There is a truth here, but it’s deeper than mere historical facts.

It is of course tremendously gothic – from the labyrinthine corridors of Appleyard College, full of shadows and whispers, to the looming volcanic crags and monoliths of the Hanging Rock itself, towering over the plain. Like the Rock, with its craggy buttresses and hidden caves which only reveal their secrets over time (if at all), there is a lot more to this story than a simple gothic tale of mysterious disappearances and repressed passion.

Appleyard College is a place of enforced silence and restriction – where the matriarchal Mrs Appleyard punishes the young women under her care for speaking out of turn, enforces strict rules about appropriate dress and deportment, and even goes so far as to have the unfortunate Sara Wayborne physically strapped down to an exercise bench in the College gymnasium as a remedy for having bad posture. Given the current political climate in which the hard-won rights of anybody who isn’t a white, middle class man are being eroded, Picnic’s continuing relevance cannot be dismissed.

Only one girl returns from the rock: Irma Leopold, a rich heiress. She is rescued by a young and handsome English aristocrat, Michael Fitzhubert, and his groom Albert Crundall. After this it is assumed by everyone that the wealthy young lady and the dashing gentleman will form a romantic liaison – indeed, in the fairy tale world of a gothic narrative this would be the expected and satisfactory outcome. Accordingly, they are thrown together for several weeks after her rescue as she convalesces in the lodge on his parents’ estate, taking many boating trips on the lake, even though she begins to tire of his frequent and fulsome praises of the rough-as-guts Albert. There is an inescapably homoerotic substrata to the relationship between Michael Fitzhubert, described as ‘a slender fair youth’ and Albert, with his thick mop of dark hair and his muscular, tattoed arms. Albert is ultimately rewarded with a cheque for a thousand pounds from Irma’s father – an unimaginable amount of money for a man in his position. He uses this to follow Mike, and they both disappear into the deep north of Queensland.
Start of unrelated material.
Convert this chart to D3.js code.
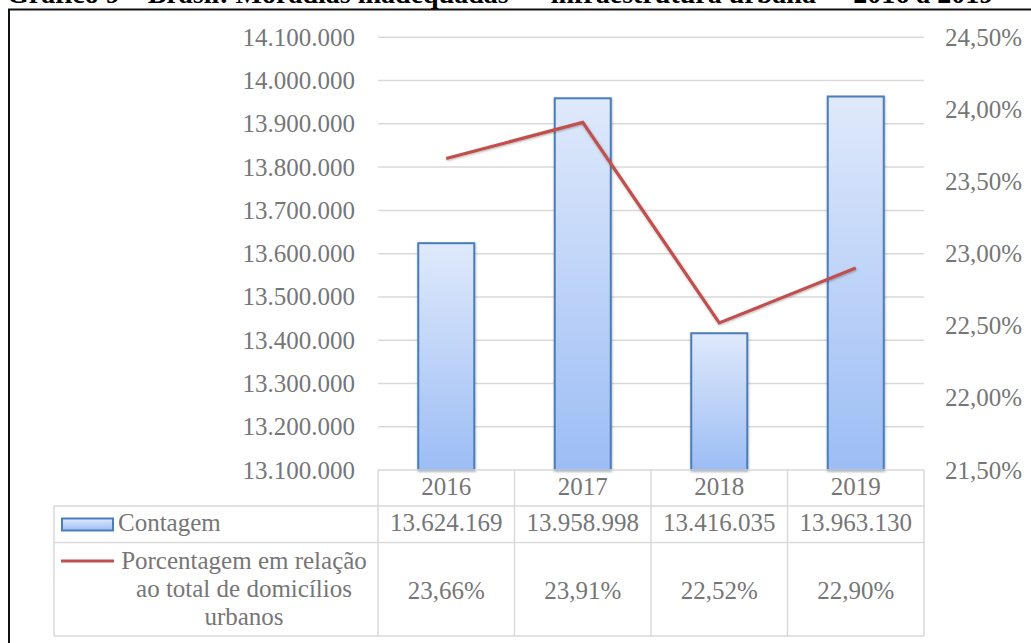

Irma Leopold’s rescue therefore seems to be of more signficance for how it catalyses other relationships and reveals the latent hysteria in the College. It seems as though once she has been reacted to, her usefulness ends, and she is duly packed away in a carriage to be married off to an unnamed aristocrat and live happily ever after in the margins of the text.

One of the most significant ‘disappearances’ of the novel is that of the indigenous inhabitants of the region - the Wurundjeri tribe of the Kulin nation. There is a handful of references to a ‘black tracker’ assisting in the search for the girls, but that’s about it. Nevertheless, the Wurundjeri dreaming is there, encoded anonymously in the text. At the end, as Mrs Appleyard commits sucide by throwing herself off the monolith and onto the jagged rocks below, she is watched by an eagle and a black spider. The eagle is Bunjil, the Wurundjeri creator spirit, watching over the final resolution of the great ‘pattern’ which was set in motion by the girls’ disappearance.

I find it interesting, though not unsurprising, that the only teacher to disappear is the one who insists most steadfastly on logic, science and mathematics – the dry-as-dust middle-aged Scottish spinster Miss Greta McCraw. She is last seen climbing the rock without her skirt, clad only in her voluminous Victorian knickers, something so scandalous that Edith Norton can only refer to it in shocked, giggling whispers. In the Secret Chapter she changes into a crustacean-like animal in order to better pass through into the Wurundjeri Dreaming – she is in fact the first one to make the journey, with the girls following her lead. So rationality is distorted, transformed, and eventually swallowed by the mystery of the Rock.


Ultimately, everything disappears: truth, time, youth, love, gender, class, race, and reason. All that remains is the power of the land, and our bones in it, and its bones in us. Picnic At Hanging Rock remains for me one of the most evocative explorations of this power, and well worth appreciating anew.